No-fly list: The rules

Date: 30 January 2020 Tags: Bills & Laws


Four airlines in India, IndiGo, SpiceJet, Air India and GoAir, have banned stand-up comedian Kunal Kamra from taking their flights after he allegedly heckled television news anchor Arnab Goswami on an IndiGo flight.



In 2017, the government issued rules for preventing disruptive behaviour by air travellers and laid down guidelines for a no-fly list.



  • As per the rules, a complaint of unruly behaviour needs to be filed by the pilot-in-command, and this is to be probed by an internal committee to be set up by the airline.

  • During the period of pendency of the inquiry, the rules empower the concerned airline to impose a ban on the passenger. The committee is to decide the matter within 30 days, and also specify the ban duration.

  • The internal committee shall give the final decision in 30 days by giving the reasons in writing, the rules state, and the decision of the committee shall be binding on the airline concerned. In case the committee fails to take a decision in 30 days, the passenger will be free to fly.

  • Any aggrieved person, upon receipt of communication of a ban from the airline, may appeal within 60 days from the date of issue of the order, to an Appellate Committee constituted by the Ministry of Civil Aviation.

  • The Civil Aviation Requirements state that the decision of the appellate committee shall be final and that any further appeal shall lie in a High Court.

  • If a person has been put on the no-fly list of domestic airlines, there is still a possibility that she can take international flights since the DGCA requirement applies only for Indian airlines.

The Rules

               The rules define three categories of unruly behaviour:

  • Level 1 refers to behaviour that is verbally unruly, and calls for debarment up to three months.

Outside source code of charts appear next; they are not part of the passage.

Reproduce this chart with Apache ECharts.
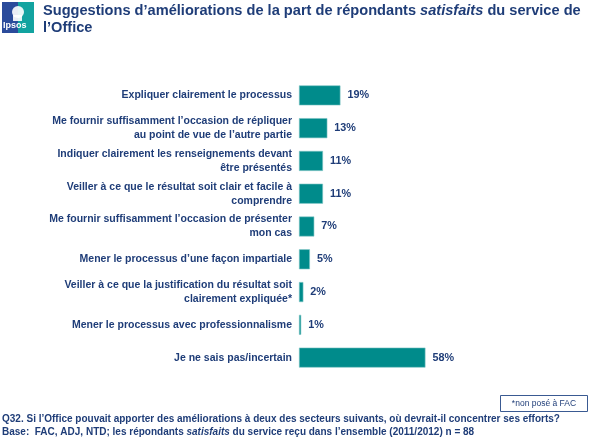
<!DOCTYPE html>
<html><head><meta charset="utf-8">
<script src="https://cdn.jsdelivr.net/npm/echarts@6/dist/echarts.min.js"></script>
<style>html,body{margin:0;padding:0;background:#fff}#c{width:590px;height:445px}</style>
</head><body><div id="c"></div>
<script>
const categories = [
  "Expliquer clairement le processus",
  "Me fournir suffisamment l\u2019occasion de répliquer\nau point de vue de l\u2019autre partie",
  "Indiquer clairement les renseignements devant\nêtre présentés",
  "Veiller à ce que le résultat soit clair et facile à\ncomprendre",
  "Me fournir suffisamment l\u2019occasion de présenter\nmon cas",
  "Mener le processus d\u2019une façon impartiale",
  "Veiller à ce que la justification du résultat soit\nclairement expliquée*",
  "Mener le processus avec professionnalisme",
  "Je ne sais pas/incertain"
];
const values = [19, 13, 11, 11, 7, 5, 2, 1, 58];

const navy = '#1F3D78';
const teal = '#008B8B';
const FONT = 'Liberation Sans';

const chart = echarts.init(document.getElementById('c'));
chart.setOption({
  animation: false,
  textStyle: { fontFamily: FONT },
  grid: { left: 299, right: 73, top: 79, bottom: 71, containLabel: false },
  xAxis: { type: 'value', min: 0, max: 100, show: false },
  yAxis: {
    type: 'category', inverse: true, data: categories,
    axisLine: { show: false }, axisTick: { show: false },
    axisLabel: { margin: 7, color: navy, fontWeight: 'bold', fontSize: 10.5, lineHeight: 14, align: 'right', fontFamily: FONT }
  },
  series: [{
    type: 'bar', data: values, barWidth: 20,
    itemStyle: { color: teal, borderColor: '#7CC4C4', borderWidth: 0.6 },
    label: { show: true, position: 'right', distance: 7, formatter: '{c}%', color: navy, fontWeight: 'bold', fontSize: 10.8, fontFamily: FONT }
  }],
  graphic: [
    { type: 'rect', shape: { x: 2, y: 2, width: 16, height: 31 }, style: { fill: '#2B4B9B' } },
    { type: 'rect', shape: { x: 18, y: 2, width: 16, height: 31 }, style: { fill: '#12A3A0' } },
    { type: 'circle', shape: { cx: 18, cy: 12, r: 6 }, style: { fill: '#ffffff', opacity: 0.9 } },
    { type: 'rect', shape: { x: 13, y: 15, width: 9, height: 6 }, style: { fill: '#ffffff', opacity: 0.9 } },
    { type: 'text', left: 3, top: 21, style: { text: 'Ipsos', fill: '#fff', font: 'bold 9px ' + FONT } },
    { type: 'text', left: 43, top: 3, style: {
      text: '{a|Suggestions d\u2019améliorations de la part de répondants }{i|satisfaits}{a| du service de}\n{a|l\u2019Office}',
      rich: {
        a: { fontFamily: FONT, fontWeight: 'bold', fontSize: 14.6, fill: navy, lineHeight: 17 },
        i: { fontFamily: FONT, fontWeight: 'bold', fontStyle: 'italic', fontSize: 14.6, fill: navy, lineHeight: 17 }
      }
    } },
    { type: 'rect', shape: { x: 500.5, y: 395.5, width: 87, height: 16 }, style: { fill: '#fff', stroke: '#3A5A92', lineWidth: 1 } },
    { type: 'text', x: 544, y: 404, style: { text: '*non posé à FAC', fill: navy, font: '8.5px ' + FONT, align: 'center', verticalAlign: 'middle' } },
    { type: 'text', left: 2, top: 414, style: {
      text: '{a|Q32. Si l\u2019Office pouvait apporter des améliorations à deux des secteurs suivants, où devrait-il concentrer ses efforts?}\n{a|Base:  FAC, ADJ, NTD; les répondants }{i|satisfaits}{a| du service reçu dans l\u2019ensemble (2011/2012) n = 88}',
      rich: {
        a: { fontFamily: FONT, fontWeight: 'bold', fontSize: 10, fill: navy, lineHeight: 13 },
        i: { fontFamily: FONT, fontWeight: 'bold', fontStyle: 'italic', fontSize: 10, fill: navy, lineHeight: 13 }
      }
    } }
  ]
});
</script></body></html>
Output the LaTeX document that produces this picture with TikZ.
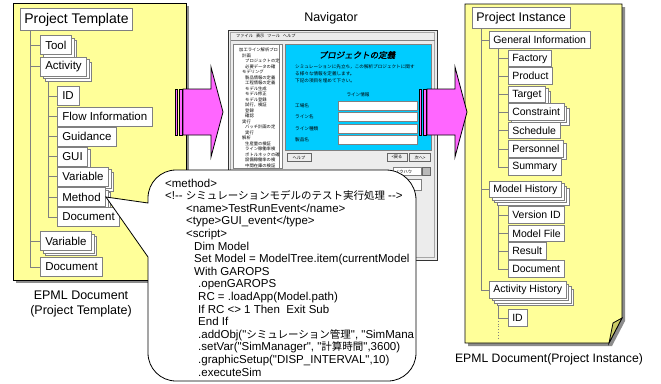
\documentclass[tikz,border=0pt]{standalone}
\usepackage{fontspec}
\usetikzlibrary{shadows}

\newfontfamily\arial{Liberation Sans}
\newfontfamily\jp{Noto Sans CJK JP}
\newfontfamily\jptitle{Noto Sans CJK JP}[FakeSlant=0.2,FakeBold=1.5]
\newcommand{\fsz}[1]{\fontsize{#1}{#1}\selectfont}
\newcommand{\cj}[1]{{\jp\fontsize{10.5}{12.6}\selectfont #1}}

\definecolor{memoyellow}{RGB}{255,255,153}
\definecolor{foldyellow}{RGB}{204,204,102}
\definecolor{arrowpink}{RGB}{255,102,255}
\definecolor{formblue}{RGB}{0,204,255}
\definecolor{winface}{RGB}{236,236,236}

\pgfdeclarelayer{paper}
\pgfdeclarelayer{links}
\pgfsetlayers{paper,links,main}

\begin{document}
\begin{tikzpicture}[x=1pt, y=-1pt,
  paper/.style={fill=memoyellow, draw=black, line width=0.8pt},
  papershade/.style={fill=black!45, draw=none},
  item/.style={draw=gray, fill=white, line width=0.6pt, anchor=west,
               inner xsep=5pt, inner ysep=0pt, minimum height=19pt,
               font=\arial\fsz{11.5}},
  ritem/.style={item, inner xsep=4pt, minimum height=16.5pt, font=\arial\fsz{10.5}},
  stk1/.style={copy shadow={shadow xshift=2.5pt, shadow yshift=-2.5pt, draw=gray, fill=white}},
  stk2/.style={copy shadow={shadow xshift=5pt, shadow yshift=-5pt, draw=gray, fill=white}, stk1},
  stk3/.style={copy shadow={shadow xshift=7.5pt, shadow yshift=-7.5pt, draw=gray, fill=white}, stk2},
  tree/.style={draw=gray, line width=0.8pt},
  bigarrow/.style={fill=arrowpink, draw=black, line width=0.8pt},
  jptext/.style={anchor=west, inner sep=0pt, font=\jp\fsz{#1}},
  field/.style={draw=gray, fill=white, line width=0.5pt, anchor=west,
                minimum width=79pt, minimum height=9pt, inner sep=0pt},
  btn/.style={draw=black!60, fill=winface, line width=0.4pt, minimum height=8pt,
              inner sep=0pt, font=\jp\fsz{4.2}},
  callout/.style={draw=black, fill=white, line width=0.8pt}
]
\useasboundingbox (0,0) rectangle (661,383);

% the two document sheets
\begin{pgfonlayer}{paper}
  \fill[white] (0,0) rectangle (661,383);
  \fill[papershade] (16,6) rectangle (189,283);
  \draw[paper] (13,3) rectangle (186,280);
  \fill[papershade] (468,7) -- (625,7) -- (625,321) -- (612,346) -- (468,346) -- cycle;
  \draw[paper] (465,4) -- (622,4) -- (622,318) -- (609,343) -- (465,343) -- cycle;
  \draw[fill=foldyellow, line width=0.8pt] (622,318) -- (609,343) -- (613,323) -- cycle;
\end{pgfonlayer}

% template tree
\node[item, minimum height=22pt, inner xsep=4pt, font=\arial\fsz{14}] (ptmpl) at (20,19.5) {Project Template};
\node[item, stk2] (tool) at (40,45) {Tool};
\node[item, stk2] (act)  at (40,66.5) {Activity};
\node[item] (id)         at (57,96) {ID};
\node[item] (flow)       at (57,116.5) {Flow Information};
\node[item] (guid)       at (57,136.5) {Guidance};
\node[item, stk1] (gui)  at (57,156.5) {GUI};
\node[item, stk2] (var1) at (57,176.5) {Variable};
\node[item, stk2] (meth) at (57,197) {Method};
\node[item] (doc1)       at (57,217) {Document};
\node[item, stk2] (var2) at (40,241) {Variable};
\node[item] (doc2)       at (40,267) {Document};
\node[align=center, font=\arial\fontsize{12.5}{15}\selectfont] (ltitle) at (81,304)
  {EPML Document\\(Project Template)};

% instance tree
\node[ritem, minimum height=21pt, font=\arial\fsz{12.5}] (pinst) at (472,18) {Project Instance};
\node[ritem] (geninfo)      at (489,40) {General Information};
\node[ritem] (fac)          at (508,58.5) {Factory};
\node[ritem] (prod)         at (508,76) {Product};
\node[ritem, stk2] (targ)   at (508,94.5) {Target};
\node[ritem, stk2] (cons)   at (508,112) {Constraint};
\node[ritem] (sched)        at (508,130.5) {Schedule};
\node[ritem, stk1] (pers)   at (508,149) {Personnel};
\node[ritem] (summ)         at (508,167) {Summary};
\node[ritem, stk3] (mhist)  at (489,189.5) {Model History};
\node[ritem] (ver)          at (508,215) {Version ID};
\node[ritem] (mfile)        at (508,233.5) {Model File};
\node[ritem] (res)          at (508,251) {Result};
\node[ritem] (rdoc)         at (508,269) {Document};
\node[ritem, stk3] (ahist)  at (489,290) {Activity History};
\node[ritem] (rid)          at (508,318) {ID};
\node[font=\arial\fsz{12.2}] (rtitle) at (549,359) {EPML Document(Project Instance)};

\coordinate (lt0) at ([xshift=10pt]ptmpl.south west);
\coordinate (lt1) at ([xshift=8pt]act.south west);
\coordinate (rt0) at ([xshift=9pt]pinst.south west);
\coordinate (rt1) at ([xshift=9pt]geninfo.south west);
\coordinate (rt2) at ([xshift=9pt]mhist.south west);
\coordinate (rt3) at ([xshift=9pt]ahist.south west);
\coordinate (rtend) at (498,338);

\begin{pgfonlayer}{links}
  \foreach \n in {tool,act,var2,doc2} \draw[tree] (lt0) |- (\n.west);
  \foreach \n in {id,flow,guid,gui,var1,meth,doc1} \draw[tree] (lt1) |- (\n.west);
  \foreach \n in {geninfo,mhist,ahist} \draw[tree] (rt0) |- (\n.west);
  \foreach \n in {fac,prod,targ,cons,sched,pers,summ} \draw[tree] (rt1) |- (\n.west);
  \foreach \n in {ver,mfile,res,rdoc} \draw[tree] (rt2) |- (\n.west);
  \draw[tree] (rt3) |- (rid.west);
  \draw[tree, dotted] (rid.west -| rt3) -- (rtend);
\end{pgfonlayer}

% navigator window
\node[font=\arial\fsz{12.5}] (navtitle) at (331,18) {Navigator};
\draw[fill=winface, draw=black!80, line width=1pt] (228,30) rectangle (437,260);
\draw[gray!70, line width=0.4pt] (230.5,32.5) rectangle (434.5,257.5);
\node[jptext=4.2] (menu) at (236,35.5) {ファイル\hspace{3pt}表示\hspace{3pt}ツール\hspace{3pt}ヘルプ};
\draw[gray, line width=0.4pt] (230.5,40) -- (434.5,40);

\draw[fill=white, draw=gray, line width=0.5pt] (233,44) rectangle (282,168);
\draw[gray, line width=0.4pt] (279,44) -- (279,168);
\foreach \t/\dx [count=\i] in {加工ライン解析プロ/0, 計画/3, プロジェクトの定/6, 必要データの確/6,
    モデリング/3, 製品情報の定義/6, 工程情報の定義/6, モデル生成/6, モデル修正/6, モデル登録/6,
    試行，検証/6, 登録/6, 確認/6, 実行/3, バッチ計画の定/6, 実行/6, 解析/3, 生産量の検証/6,
    ライン稼働率検/6, ボトルネックの確/6, 設備稼働率の検/6, 中間在庫の検証/6}
  \node[jptext=4.3] (pg\i) at (239+\dx,44.5+5.5*\i) {\t};

\draw[fill=formblue, draw=gray, line width=0.5pt] (285,44) rectangle (431,150);
\node[font=\jptitle\fsz{8.5}] (ftitle) at (357,55) {プロジェクトの定義};
\node[anchor=north west, align=left, inner sep=0pt, font=\jp\fontsize{4.6}{7}\selectfont] (fdesc) at (295,64)
  {シミュレーションに先立ち，この解析プロジェクトに関す\\る様々な情報を定義します。\\下記の項目を埋めて下さい。};
\node[font=\jp\fsz{4.6}] (fhead) at (358,95) {ライン情報};
\foreach \t/\y [count=\i] in {工場名/106, ライン名/117, ライン種類/128.5, 製品名/139.5} {
  \node[jptext=4.6] (flab\i) at (295,\y) {\t};
  \node[field] (fbox\i) at (338,\y) {};
}
\node[btn, minimum width=24pt] (bhelp) at (299,157.5) {ヘルプ};
\node[btn, minimum width=20pt] (bback) at (397,157.5) {<戻る};
\node[btn, minimum width=21pt] (bnext) at (420,157.5) {次へ>};
\node[field, minimum width=28pt, minimum height=8pt] (knack) at (393,171.5) {};
\node[jptext=4.2] (knacktxt) at (395,171.5) {ノウハウ};
\node[draw=black!60, fill=gray!55, minimum size=8pt, inner sep=0pt, anchor=west] (knackbtn) at (422,171.5) {};
\node[field, minimum width=33pt, minimum height=11pt] (notebox) at (388,185) {};

% striped block arrows
\draw[bigarrow] (175,89) rectangle (177.5,135);
\draw[bigarrow] (179,89) rectangle (182,135);
\draw[bigarrow] (183,89) -- (211,89) -- (211,67) -- (223,112) -- (211,157) -- (211,135) -- (183,135) -- cycle;
\draw[bigarrow] (419,89) rectangle (421.5,135);
\draw[bigarrow] (423,89) rectangle (426,135);
\draw[bigarrow] (427,89) -- (455,89) -- (455,67) -- (467,112) -- (455,157) -- (455,135) -- (427,135) -- cycle;

% method callout
\draw[callout] (148,257) -- (meth.east) -- (148,203) -- (148,198)
  arc[start angle=180, end angle=270, radius=28] -- (386,170)
  arc[start angle=270, end angle=360, radius=30] -- (416,353)
  arc[start angle=0, end angle=90, radius=28] -- (176,381)
  arc[start angle=90, end angle=180, radius=28] -- cycle;
\node[anchor=north west, align=left, inner sep=0pt, font=\arial\fontsize{11.5}{12.6}\selectfont] (code) at (165,178.5) {%
<method>\\
<!-- \cj{シミュレーションモデルのテスト実行処理} -->\\
\hspace*{21pt}<name>TestRunEvent</name>\\
\hspace*{21pt}<type>GUI\_event</type>\\
\hspace*{21pt}<script>\\
\hspace*{29pt}Dim Model\\
\hspace*{29pt}Set Model = ModelTree.item(currentModel\\
\hspace*{29pt}With GAROPS\\
\hspace*{33pt}.openGAROPS\\
\hspace*{33pt}RC = .loadApp(Model.path)\\
\hspace*{33pt}If RC <> 1 Then\ \ Exit Sub\\
\hspace*{33pt}End If\\
\hspace*{33pt}.addObj("\cj{シミュレーション管理}", "SimMana\\
\hspace*{33pt}.setVar("SimManager", "\cj{計算時間}",3600)\\
\hspace*{33pt}.graphicSetup("DISP\_INTERVAL",10)\\
\hspace*{33pt}.executeSim};
\end{tikzpicture}
\end{document}
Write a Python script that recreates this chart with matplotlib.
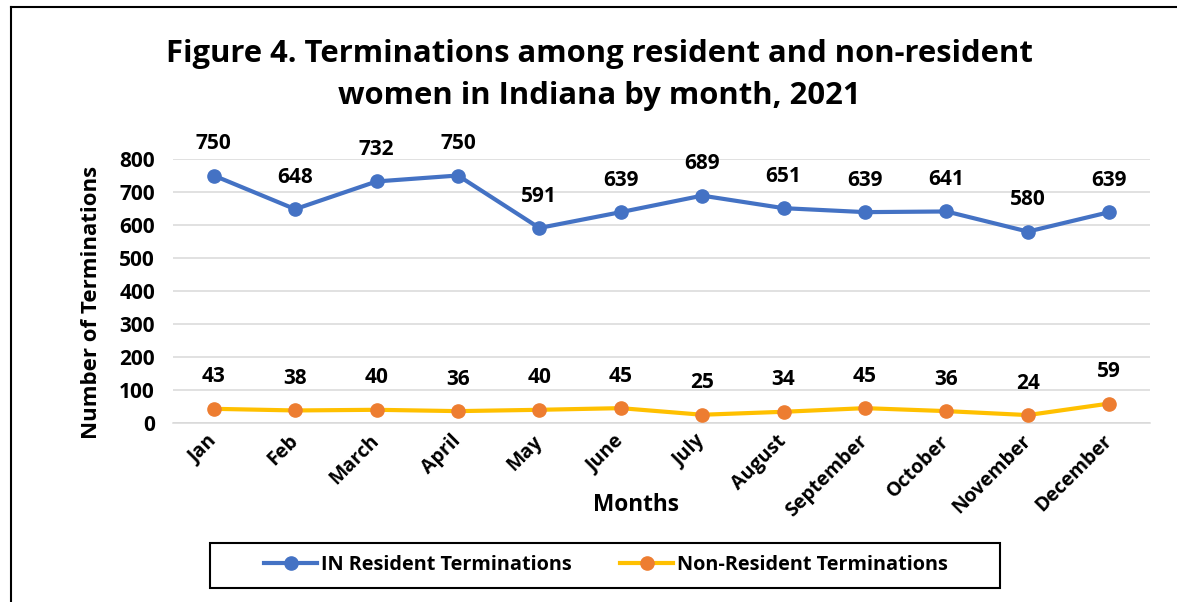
#!/usr/bin/env python3
"""Figure 4: terminations among resident and non-resident women in Indiana, 2021"""

import matplotlib
matplotlib.use("Agg")
import matplotlib.pyplot as plt
from matplotlib.lines import Line2D
from matplotlib.patches import Rectangle

months = ['Jan', 'Feb', 'March', 'April', 'May', 'June', 'July', 'August',
          'September', 'October', 'November', 'December']
resident = [750, 648, 732, 750, 591, 639, 689, 651, 639, 641, 580, 639]
non_resident = [43, 38, 40, 36, 40, 45, 25, 34, 45, 36, 24, 59]
y_ticks = [0, 100, 200, 300, 400, 500, 600, 700, 800]

plt.rcParams['font.family'] = ['Open Sans', 'DejaVu Sans']
plt.rcParams['font.weight'] = 'bold'

W, H = 1177, 602
fig = plt.figure(figsize=(W / 100, H / 100), dpi=100)
ax = fig.add_axes([173 / W, 1 - 423 / H, (1150 - 173) / W, (423 - 159) / H])

x = list(range(len(months)))
ax.plot(x, resident, color='#4472C4', lw=3, marker='o', ms=9.5,
        mfc='#4472C4', mec='#4472C4', zorder=3)
ax.plot(x, non_resident, color='#FFC000', lw=3, marker='o', ms=9.5,
        mfc='#ED7D31', mec='#ED7D31', zorder=3)

# data labels above each point
for series in (resident, non_resident):
    for xi, v in zip(x, series):
        ax.annotate(str(v), (xi, v), xytext=(0, 23), textcoords='offset points',
                    ha='center', va='center', fontsize=15, fontweight='bold',
                    annotation_clip=False)

ax.set_xlim(-0.5, len(months) - 0.5)
ax.set_ylim(0, 800)
ax.set_yticks(y_ticks)
ax.set_yticklabels([str(t) for t in y_ticks], fontsize=15, fontweight='bold')
ax.set_xticks(x)
ax.set_xticklabels(months, rotation=45, ha='right', va='center',
                   rotation_mode='anchor', fontsize=14, fontweight='bold')
ax.tick_params(axis='y', length=0, pad=13)
ax.tick_params(axis='x', length=0, pad=11)
ax.grid(axis='y', color='#D9D9D9', lw=1.1)
ax.set_axisbelow(True)
for side in ['top', 'right', 'left']:
    ax.spines[side].set_visible(False)
ax.spines['bottom'].set_color('#D9D9D9')
ax.spines['bottom'].set_linewidth(1.1)

fig.text(599 / W, 1 - 75 / H,
         'Figure 4. Terminations among resident and non-resident\nwomen in Indiana by month, 2021',
         ha='center', va='center', fontsize=22.3, fontweight='bold', linespacing=1.48)
fig.text(636 / W, 1 - 505 / H, 'Months', ha='center', va='center',
         fontsize=16.3, fontweight='bold')
fig.text(92 / W, 1 - 302 / H, 'Number of Terminations', ha='center', va='center',
         rotation=90, fontsize=16, fontweight='bold')

# legend with a plain black box
handles = [
    Line2D([], [], color='#4472C4', lw=3, marker='o', ms=9.5, mfc='#4472C4', mec='#4472C4'),
    Line2D([], [], color='#FFC000', lw=3, marker='o', ms=9.5, mfc='#ED7D31', mec='#ED7D31'),
]
fig.legend(handles, ['IN Resident Terminations', 'Non-Resident Terminations'],
           loc='center', bbox_to_anchor=(606 / W, 1 - 565 / H), ncol=2,
           frameon=False, handlelength=2.7, handletextpad=0.2,
           columnspacing=2.4, prop={'weight': 'bold', 'size': 14.3})
fig.add_artist(Rectangle((210 / W, 1 - 588 / H), 790 / W, 45 / H,
                         transform=fig.transFigure, fill=False,
                         edgecolor='black', lw=1.5))

# outer frame (left and top edges)
fig.add_artist(Line2D([11 / W, 11 / W], [0, 1 - 7 / H], transform=fig.transFigure,
                      color='black', lw=1.5))
fig.add_artist(Line2D([11 / W, 1], [1 - 7 / H, 1 - 7 / H], transform=fig.transFigure,
                      color='black', lw=1.5))

fig.savefig('out.png', dpi=100)
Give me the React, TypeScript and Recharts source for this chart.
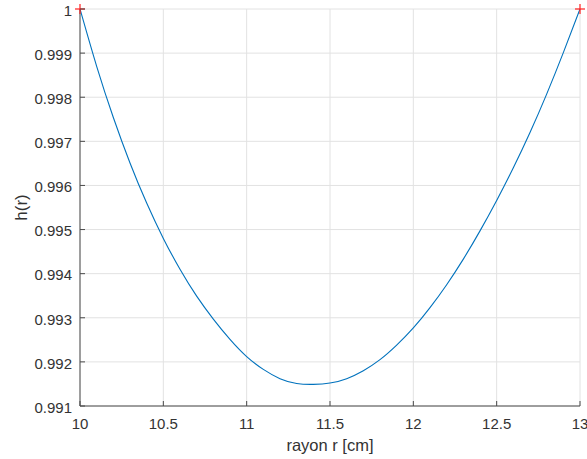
import { CartesianGrid, ComposedChart, Line, Scatter, XAxis, YAxis } from 'recharts'

const radii = [
  10, 10.1, 10.2, 10.3, 10.4, 10.5, 10.6, 10.7, 10.8, 10.9, 11, 11.1, 11.2, 11.3, 11.4, 11.5,
  11.6, 11.7, 11.8, 11.9, 12, 12.1, 12.2, 12.3, 12.4, 12.5, 12.6, 12.7, 12.8, 12.9, 13
]
const heights = [
  1.0, 0.9987, 0.99754, 0.99651, 0.9956, 0.9948, 0.9941, 0.99349, 0.99297, 0.99251,
  0.99212, 0.99183, 0.99162, 0.99151, 0.99149, 0.99152, 0.99162, 0.9918, 0.99205, 0.99238,
  0.99277, 0.99323, 0.99375, 0.99433, 0.99497, 0.99566, 0.9964, 0.9972, 0.99807, 0.99901, 1.0
]
const endRadii = [10, 13]
const endHeights = [1, 1]

const xTicks = [10, 10.5, 11, 11.5, 12, 12.5, 13]
const yTicks = [0.991, 0.992, 0.993, 0.994, 0.995, 0.996, 0.997, 0.998, 0.999, 1]

const curve = radii.map((r, i) => ({ r, h: heights[i] }))
const ends = endRadii.map((r, i) => ({ r, h: endHeights[i] }))

const AXIS = '#4a4a4a'
const TEXT = '#333333'
const FONT = '"Liberation Sans", Arial, sans-serif'
const TICK_LEN = 5
const X_MARGIN = 12
const Y_MARGIN = 8

function BottomTick({ x, y, payload }: any) {
  const axisY = y - X_MARGIN
  return (
    <g>
      <line x1={x} y1={axisY} x2={x} y2={axisY - TICK_LEN} stroke={AXIS} />
      <text x={x} y={y} dy="0.71em" textAnchor="middle" fill={TEXT} fontSize={15} fontFamily={FONT}>
        {String(payload.value)}
      </text>
    </g>
  )
}

function LeftTick({ x, y, payload }: any) {
  const axisX = x + Y_MARGIN
  return (
    <g>
      <line x1={axisX} y1={y} x2={axisX + TICK_LEN} y2={y} stroke={AXIS} />
      <text x={x} y={y + 1.5} dy="0.355em" textAnchor="end" fill={TEXT} fontSize={15} fontFamily={FONT}>
        {String(payload.value)}
      </text>
    </g>
  )
}

function TopTick({ x, y }: any) {
  return <line x1={x} y1={y} x2={x} y2={y + TICK_LEN} stroke={AXIS} />
}

function RightTick({ x, y }: any) {
  return <line x1={x} y1={y} x2={x - TICK_LEN} y2={y} stroke={AXIS} />
}

function PlusMarker({ cx, cy }: any) {
  return (
    <g stroke="#ff2020" strokeWidth={1.2}>
      <line x1={cx - 5} y1={cy} x2={cx + 5} y2={cy} />
      <line x1={cx} y1={cy - 5} x2={cx} y2={cy + 5} />
    </g>
  )
}

export default function App() {
  return (
    <div style={{ position: 'absolute', left: 0, top: 0, background: '#fff' }}>
      <ComposedChart
        width={587}
        height={459}
        data={curve}
        margin={{ top: 9, right: 7, bottom: 0, left: 0 }}
      >
        <CartesianGrid stroke="#e2e2e2" />
        <XAxis
          dataKey="r"
          type="number"
          domain={[10, 13]}
          ticks={xTicks}
          interval={0}
          height={53}
          tickLine={false}
          tickSize={0}
          tickMargin={X_MARGIN}
          tick={<BottomTick />}
          axisLine={{ stroke: AXIS }}
          label={{
            value: 'rayon r [cm]',
            position: 'insideBottom',
            offset: 8,
            fill: TEXT,
            fontSize: 16.5,
            fontFamily: FONT
          }}
        />
        <XAxis
          xAxisId="top"
          dataKey="r"
          type="number"
          orientation="top"
          domain={[10, 13]}
          ticks={xTicks}
          interval={0}
          height={0}
          tickLine={false}
          tickSize={0}
          tickMargin={0}
          tick={<TopTick />}
          axisLine={{ stroke: AXIS }}
        />
        <YAxis
          type="number"
          domain={[0.991, 1]}
          ticks={yTicks}
          interval={0}
          width={80}
          tickLine={false}
          tickSize={0}
          tickMargin={Y_MARGIN}
          tick={<LeftTick />}
          axisLine={{ stroke: AXIS }}
          label={{
            value: 'h(r)',
            angle: -90,
            position: 'center',
            dx: -19,
            fill: TEXT,
            fontSize: 17,
            fontFamily: FONT
          }}
        />
        <YAxis
          yAxisId="right"
          type="number"
          orientation="right"
          domain={[0.991, 1]}
          ticks={yTicks}
          interval={0}
          width={0}
          tickLine={false}
          tickSize={0}
          tickMargin={0}
          tick={<RightTick />}
          axisLine={{ stroke: AXIS }}
        />
        <Line
          dataKey="h"
          type="natural"
          stroke="#0072bd"
          strokeWidth={1.1}
          dot={false}
          isAnimationActive={false}
        />
        <Scatter data={ends} dataKey="h" shape={<PlusMarker />} isAnimationActive={false} />
      </ComposedChart>
    </div>
  )
}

  • Level 2 indicates physical unruliness and can lead to the passenger being debarred from flying for up to six months.

  • Level 3 indicates life-threatening behaviour for which the debarment would be for a minimum of two years.

Grounds on imposing ban

  • A no-fly list essentially begins with a passenger causing verbal, physical or life-threatening unruliness. The DGCA has given an indicative list of actions that may be construed as unruly.

  • These include: consuming alcohol or drugs resulting in unruly behaviour,  smoking in an aircraft, using threatening or abusive language towards a member of the crew or other passengers,  intentionally interfering with the performance of the duties of a crew member etc.

  • Once the pilot-in-command submits his complaint, the airline is bound to refer the complaint to its internal committee.

Need for no-fly list

The Civil Aviation Requirements issued by the Directorate General of Civil Aviation (DGCA) note that unruly behaviour on board aircraft has been declared an offence and is a punishable act. Even one unruly passenger can jeopardise safety on board.